El triunfo de Biden en la elección reciente trajo consigo el retorno del bloque político y económico que creó el abismo durante la administración de Obama. Un grupo empeñado en rehacer las concesiones que había obtenido durante esos años. El tema energético ha devenido particularmente álgido en tres aspectos:
1. La retórica oficial de Washington proclama que al gobierno mexicano no le interesa promover las fuentes de energía “limpias” y renovables. Que quiere mantenerse en el ámbito de las energías fósiles y “sucias”. ¿Entonces por qué tanta presión para preservar una ley que les da un acceso casi feudal a esas energías “sucias”? El ecologismo de la Casa Blanca es retórica pura. En las próximas dos décadas, petróleo y gas natural seguirán siendo un gigantesco negocio.
2. Se acusa a la política oficial de violar el T-MEC por restringir el acceso internacional al mercado de la producción eléctrica.
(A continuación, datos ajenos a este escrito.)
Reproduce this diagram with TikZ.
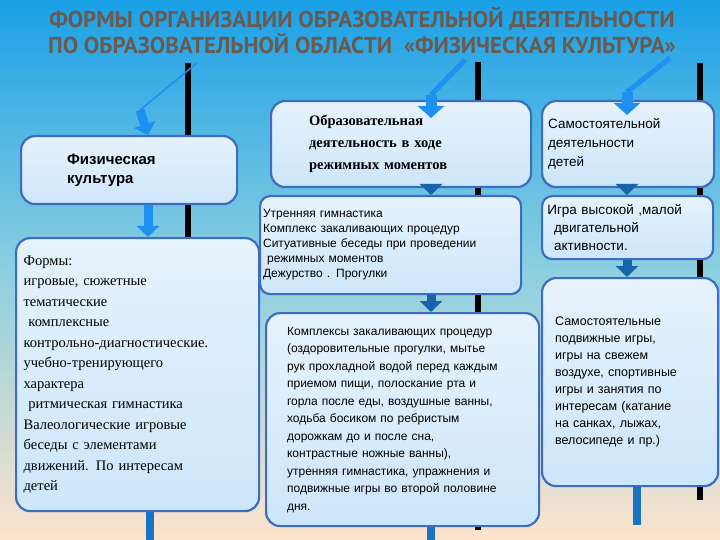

De la misma manera, se podría acusar, con el T-MEC, a las corporaciones energéticas de “prácticas de privilegios”, como los que brindó Felipe Calderón. El dilema es que el nuevo tratado ya no incluye instituciones para litigar.
3. Se aduce que se violan los acuerdos ecológicos de París. ¿Existe algún gobierno en el mundo que los cumpla? Pregunten a Emmanuel Macron y los chalecos amarillos.